→ Task brief
Where a line holds the word "with", copy that line.

→ Supplied information
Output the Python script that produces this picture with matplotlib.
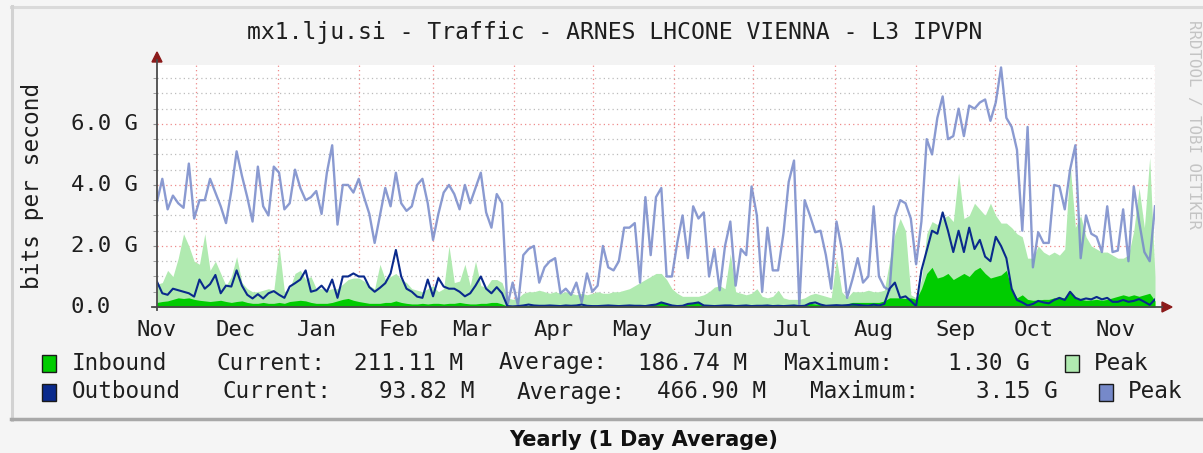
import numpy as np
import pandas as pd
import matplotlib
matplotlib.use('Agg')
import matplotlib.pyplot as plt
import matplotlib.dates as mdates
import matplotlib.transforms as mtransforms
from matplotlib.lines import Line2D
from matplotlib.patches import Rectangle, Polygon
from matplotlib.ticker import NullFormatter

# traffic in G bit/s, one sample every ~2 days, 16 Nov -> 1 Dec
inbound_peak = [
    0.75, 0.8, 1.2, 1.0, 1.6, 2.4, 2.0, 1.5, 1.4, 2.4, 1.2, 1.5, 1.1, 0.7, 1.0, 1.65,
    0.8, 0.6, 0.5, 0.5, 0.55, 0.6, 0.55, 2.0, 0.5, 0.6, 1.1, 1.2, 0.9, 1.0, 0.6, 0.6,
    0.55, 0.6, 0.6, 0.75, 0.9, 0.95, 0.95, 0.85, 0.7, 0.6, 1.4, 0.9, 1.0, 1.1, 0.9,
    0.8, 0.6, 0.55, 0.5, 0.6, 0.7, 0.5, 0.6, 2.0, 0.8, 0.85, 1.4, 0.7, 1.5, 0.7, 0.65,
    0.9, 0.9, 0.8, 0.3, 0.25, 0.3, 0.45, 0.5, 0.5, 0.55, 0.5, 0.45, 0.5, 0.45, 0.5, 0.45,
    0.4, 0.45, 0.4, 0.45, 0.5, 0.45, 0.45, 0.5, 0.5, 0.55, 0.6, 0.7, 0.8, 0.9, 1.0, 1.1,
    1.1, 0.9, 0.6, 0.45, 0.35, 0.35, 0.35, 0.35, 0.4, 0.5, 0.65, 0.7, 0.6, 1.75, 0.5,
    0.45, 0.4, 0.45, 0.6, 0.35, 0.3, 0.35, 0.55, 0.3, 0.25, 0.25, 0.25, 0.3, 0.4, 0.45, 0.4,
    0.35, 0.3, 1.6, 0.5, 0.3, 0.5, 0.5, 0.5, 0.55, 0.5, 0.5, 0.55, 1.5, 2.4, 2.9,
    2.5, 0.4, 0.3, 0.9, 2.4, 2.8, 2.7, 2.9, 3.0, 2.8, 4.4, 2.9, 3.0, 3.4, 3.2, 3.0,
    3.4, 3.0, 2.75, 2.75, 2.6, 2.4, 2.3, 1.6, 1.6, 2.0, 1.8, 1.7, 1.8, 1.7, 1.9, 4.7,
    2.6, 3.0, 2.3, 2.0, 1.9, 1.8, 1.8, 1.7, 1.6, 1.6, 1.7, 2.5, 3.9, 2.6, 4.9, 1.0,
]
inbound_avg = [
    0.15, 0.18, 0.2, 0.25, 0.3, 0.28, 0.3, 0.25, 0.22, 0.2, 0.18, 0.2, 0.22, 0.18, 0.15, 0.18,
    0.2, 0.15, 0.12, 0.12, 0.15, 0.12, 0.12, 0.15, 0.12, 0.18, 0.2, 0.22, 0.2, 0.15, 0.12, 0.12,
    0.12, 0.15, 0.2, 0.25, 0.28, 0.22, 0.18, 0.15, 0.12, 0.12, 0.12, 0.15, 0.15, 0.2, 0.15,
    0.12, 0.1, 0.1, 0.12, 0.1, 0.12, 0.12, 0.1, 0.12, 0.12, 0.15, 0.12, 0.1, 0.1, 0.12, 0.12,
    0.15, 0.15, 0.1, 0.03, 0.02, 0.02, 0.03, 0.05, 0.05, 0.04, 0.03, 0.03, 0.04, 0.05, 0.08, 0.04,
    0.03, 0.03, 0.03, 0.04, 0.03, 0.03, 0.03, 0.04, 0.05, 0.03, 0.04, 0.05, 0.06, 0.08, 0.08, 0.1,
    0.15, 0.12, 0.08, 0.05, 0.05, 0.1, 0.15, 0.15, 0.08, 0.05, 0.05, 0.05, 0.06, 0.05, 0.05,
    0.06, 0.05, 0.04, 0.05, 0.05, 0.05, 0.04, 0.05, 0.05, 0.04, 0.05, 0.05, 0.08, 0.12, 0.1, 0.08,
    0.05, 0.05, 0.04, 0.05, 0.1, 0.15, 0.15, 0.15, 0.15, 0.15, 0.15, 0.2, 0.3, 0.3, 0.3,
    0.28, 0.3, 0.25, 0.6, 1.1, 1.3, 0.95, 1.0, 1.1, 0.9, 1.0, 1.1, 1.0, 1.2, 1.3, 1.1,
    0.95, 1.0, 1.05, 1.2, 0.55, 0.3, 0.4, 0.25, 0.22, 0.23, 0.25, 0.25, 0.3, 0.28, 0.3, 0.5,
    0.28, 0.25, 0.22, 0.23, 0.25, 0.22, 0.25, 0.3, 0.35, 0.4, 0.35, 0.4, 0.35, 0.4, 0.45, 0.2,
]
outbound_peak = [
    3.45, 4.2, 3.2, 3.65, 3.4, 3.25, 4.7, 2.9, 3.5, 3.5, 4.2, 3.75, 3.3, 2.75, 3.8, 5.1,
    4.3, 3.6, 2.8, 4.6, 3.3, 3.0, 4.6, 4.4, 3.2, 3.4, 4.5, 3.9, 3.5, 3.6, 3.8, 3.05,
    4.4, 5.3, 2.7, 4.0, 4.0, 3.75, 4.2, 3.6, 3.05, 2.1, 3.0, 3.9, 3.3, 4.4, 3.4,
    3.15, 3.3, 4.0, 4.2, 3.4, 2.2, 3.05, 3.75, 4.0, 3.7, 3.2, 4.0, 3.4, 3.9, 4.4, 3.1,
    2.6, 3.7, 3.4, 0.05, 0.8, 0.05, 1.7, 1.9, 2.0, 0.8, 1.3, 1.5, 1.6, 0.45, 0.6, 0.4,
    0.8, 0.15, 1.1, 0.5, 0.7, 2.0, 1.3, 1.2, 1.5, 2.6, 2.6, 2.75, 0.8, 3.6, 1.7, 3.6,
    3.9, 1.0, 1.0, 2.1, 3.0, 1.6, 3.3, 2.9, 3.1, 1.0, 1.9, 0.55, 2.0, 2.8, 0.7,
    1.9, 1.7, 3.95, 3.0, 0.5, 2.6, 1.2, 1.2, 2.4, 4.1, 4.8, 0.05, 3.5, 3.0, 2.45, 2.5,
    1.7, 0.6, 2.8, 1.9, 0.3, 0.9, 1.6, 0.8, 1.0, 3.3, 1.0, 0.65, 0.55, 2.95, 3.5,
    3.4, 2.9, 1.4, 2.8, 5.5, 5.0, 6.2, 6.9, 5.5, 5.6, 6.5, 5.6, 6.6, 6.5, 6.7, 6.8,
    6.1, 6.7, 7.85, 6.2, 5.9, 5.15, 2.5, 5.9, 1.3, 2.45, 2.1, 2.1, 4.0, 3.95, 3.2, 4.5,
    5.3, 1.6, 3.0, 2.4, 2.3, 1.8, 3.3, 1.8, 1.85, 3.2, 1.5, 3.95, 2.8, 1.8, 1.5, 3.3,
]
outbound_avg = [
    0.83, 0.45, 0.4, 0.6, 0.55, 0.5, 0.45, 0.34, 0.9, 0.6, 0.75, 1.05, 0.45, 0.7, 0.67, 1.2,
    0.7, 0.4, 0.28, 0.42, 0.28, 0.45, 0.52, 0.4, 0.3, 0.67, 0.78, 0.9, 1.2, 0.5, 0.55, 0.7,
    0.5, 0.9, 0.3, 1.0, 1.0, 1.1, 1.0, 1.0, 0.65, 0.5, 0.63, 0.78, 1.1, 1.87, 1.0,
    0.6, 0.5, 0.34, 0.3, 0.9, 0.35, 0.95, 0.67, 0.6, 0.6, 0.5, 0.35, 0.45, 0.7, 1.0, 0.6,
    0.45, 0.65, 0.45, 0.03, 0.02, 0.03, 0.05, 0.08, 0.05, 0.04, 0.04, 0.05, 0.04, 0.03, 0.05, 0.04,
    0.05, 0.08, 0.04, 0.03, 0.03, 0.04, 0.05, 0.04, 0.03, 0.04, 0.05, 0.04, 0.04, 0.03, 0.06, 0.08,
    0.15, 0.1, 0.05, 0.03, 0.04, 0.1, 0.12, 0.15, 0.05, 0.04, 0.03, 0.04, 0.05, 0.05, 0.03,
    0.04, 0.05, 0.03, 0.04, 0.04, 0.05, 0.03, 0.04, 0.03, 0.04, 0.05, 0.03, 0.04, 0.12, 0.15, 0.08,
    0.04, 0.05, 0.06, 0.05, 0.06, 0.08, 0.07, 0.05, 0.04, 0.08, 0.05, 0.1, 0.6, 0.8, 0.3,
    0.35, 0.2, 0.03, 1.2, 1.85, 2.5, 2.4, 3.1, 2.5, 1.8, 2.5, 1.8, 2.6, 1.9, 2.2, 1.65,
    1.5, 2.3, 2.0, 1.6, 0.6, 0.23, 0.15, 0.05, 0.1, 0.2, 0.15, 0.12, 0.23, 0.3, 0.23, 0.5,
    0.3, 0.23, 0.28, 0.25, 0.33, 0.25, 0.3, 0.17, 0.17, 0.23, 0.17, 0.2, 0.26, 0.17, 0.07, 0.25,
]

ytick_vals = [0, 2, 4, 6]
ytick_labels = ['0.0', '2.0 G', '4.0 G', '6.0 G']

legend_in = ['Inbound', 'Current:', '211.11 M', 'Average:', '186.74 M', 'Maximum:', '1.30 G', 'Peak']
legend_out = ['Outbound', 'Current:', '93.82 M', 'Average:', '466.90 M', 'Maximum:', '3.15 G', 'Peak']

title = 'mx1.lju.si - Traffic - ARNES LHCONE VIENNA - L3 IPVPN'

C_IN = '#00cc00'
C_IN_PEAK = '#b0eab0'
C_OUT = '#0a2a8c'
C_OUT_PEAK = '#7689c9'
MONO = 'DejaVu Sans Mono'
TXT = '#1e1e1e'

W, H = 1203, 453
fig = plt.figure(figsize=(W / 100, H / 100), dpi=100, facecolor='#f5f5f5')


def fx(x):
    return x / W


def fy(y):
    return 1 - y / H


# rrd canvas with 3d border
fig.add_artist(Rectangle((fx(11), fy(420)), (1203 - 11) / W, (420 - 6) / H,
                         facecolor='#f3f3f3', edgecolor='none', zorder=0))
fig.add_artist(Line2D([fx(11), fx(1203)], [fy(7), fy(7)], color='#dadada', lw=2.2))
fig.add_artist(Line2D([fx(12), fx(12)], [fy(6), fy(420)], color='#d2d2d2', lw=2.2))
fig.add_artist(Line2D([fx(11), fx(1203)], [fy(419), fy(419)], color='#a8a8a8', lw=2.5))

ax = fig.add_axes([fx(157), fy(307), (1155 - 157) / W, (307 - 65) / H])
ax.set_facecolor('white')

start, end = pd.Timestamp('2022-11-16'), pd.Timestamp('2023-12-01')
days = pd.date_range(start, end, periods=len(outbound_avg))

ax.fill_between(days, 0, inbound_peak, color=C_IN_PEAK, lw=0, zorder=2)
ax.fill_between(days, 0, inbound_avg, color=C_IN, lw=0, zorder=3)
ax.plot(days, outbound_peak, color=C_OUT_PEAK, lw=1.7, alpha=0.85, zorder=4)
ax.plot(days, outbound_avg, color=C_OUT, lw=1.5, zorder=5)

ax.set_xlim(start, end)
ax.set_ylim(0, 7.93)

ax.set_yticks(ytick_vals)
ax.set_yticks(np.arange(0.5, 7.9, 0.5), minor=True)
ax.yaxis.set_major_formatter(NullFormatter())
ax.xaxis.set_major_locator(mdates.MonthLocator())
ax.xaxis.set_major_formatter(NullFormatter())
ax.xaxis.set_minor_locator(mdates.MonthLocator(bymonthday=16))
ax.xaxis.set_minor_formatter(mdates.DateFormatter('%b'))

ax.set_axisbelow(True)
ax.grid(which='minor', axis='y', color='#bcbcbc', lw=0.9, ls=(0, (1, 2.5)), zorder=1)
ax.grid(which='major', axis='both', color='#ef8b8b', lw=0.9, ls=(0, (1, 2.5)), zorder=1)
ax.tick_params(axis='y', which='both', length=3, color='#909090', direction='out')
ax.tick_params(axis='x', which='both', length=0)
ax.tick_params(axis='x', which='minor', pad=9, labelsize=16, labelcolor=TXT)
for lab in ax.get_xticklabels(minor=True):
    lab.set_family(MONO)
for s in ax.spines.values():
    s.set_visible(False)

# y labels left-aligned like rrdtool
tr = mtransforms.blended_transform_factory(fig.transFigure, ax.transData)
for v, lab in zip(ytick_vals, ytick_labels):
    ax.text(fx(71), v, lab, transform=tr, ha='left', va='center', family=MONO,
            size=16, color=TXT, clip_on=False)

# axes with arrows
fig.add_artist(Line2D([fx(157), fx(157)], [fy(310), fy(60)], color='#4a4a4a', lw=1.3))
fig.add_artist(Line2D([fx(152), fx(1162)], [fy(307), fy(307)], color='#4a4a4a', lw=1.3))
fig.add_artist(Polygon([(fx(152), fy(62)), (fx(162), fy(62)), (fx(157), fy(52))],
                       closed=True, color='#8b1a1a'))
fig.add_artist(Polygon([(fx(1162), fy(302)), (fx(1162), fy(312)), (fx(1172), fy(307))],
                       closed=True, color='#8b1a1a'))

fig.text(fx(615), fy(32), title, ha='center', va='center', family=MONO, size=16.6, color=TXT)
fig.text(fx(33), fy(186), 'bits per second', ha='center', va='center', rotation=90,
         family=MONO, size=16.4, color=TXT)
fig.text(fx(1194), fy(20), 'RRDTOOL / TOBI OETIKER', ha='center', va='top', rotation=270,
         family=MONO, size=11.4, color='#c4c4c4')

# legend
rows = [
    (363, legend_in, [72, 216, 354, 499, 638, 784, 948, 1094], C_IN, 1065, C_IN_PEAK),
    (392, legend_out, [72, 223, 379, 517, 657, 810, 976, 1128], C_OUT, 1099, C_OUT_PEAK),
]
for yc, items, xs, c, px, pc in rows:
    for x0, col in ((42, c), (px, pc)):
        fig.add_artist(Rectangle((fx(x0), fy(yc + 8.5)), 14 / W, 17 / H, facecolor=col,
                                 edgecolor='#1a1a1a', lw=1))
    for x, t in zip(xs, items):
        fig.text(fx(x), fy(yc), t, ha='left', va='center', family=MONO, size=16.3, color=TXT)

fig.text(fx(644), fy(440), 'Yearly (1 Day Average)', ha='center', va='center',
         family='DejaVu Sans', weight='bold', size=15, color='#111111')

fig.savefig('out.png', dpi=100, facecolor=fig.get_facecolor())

→ Problem solution
Output the Python script that produces this picture with matplotlib.
# rrd canvas with 3d border
# axes with arrows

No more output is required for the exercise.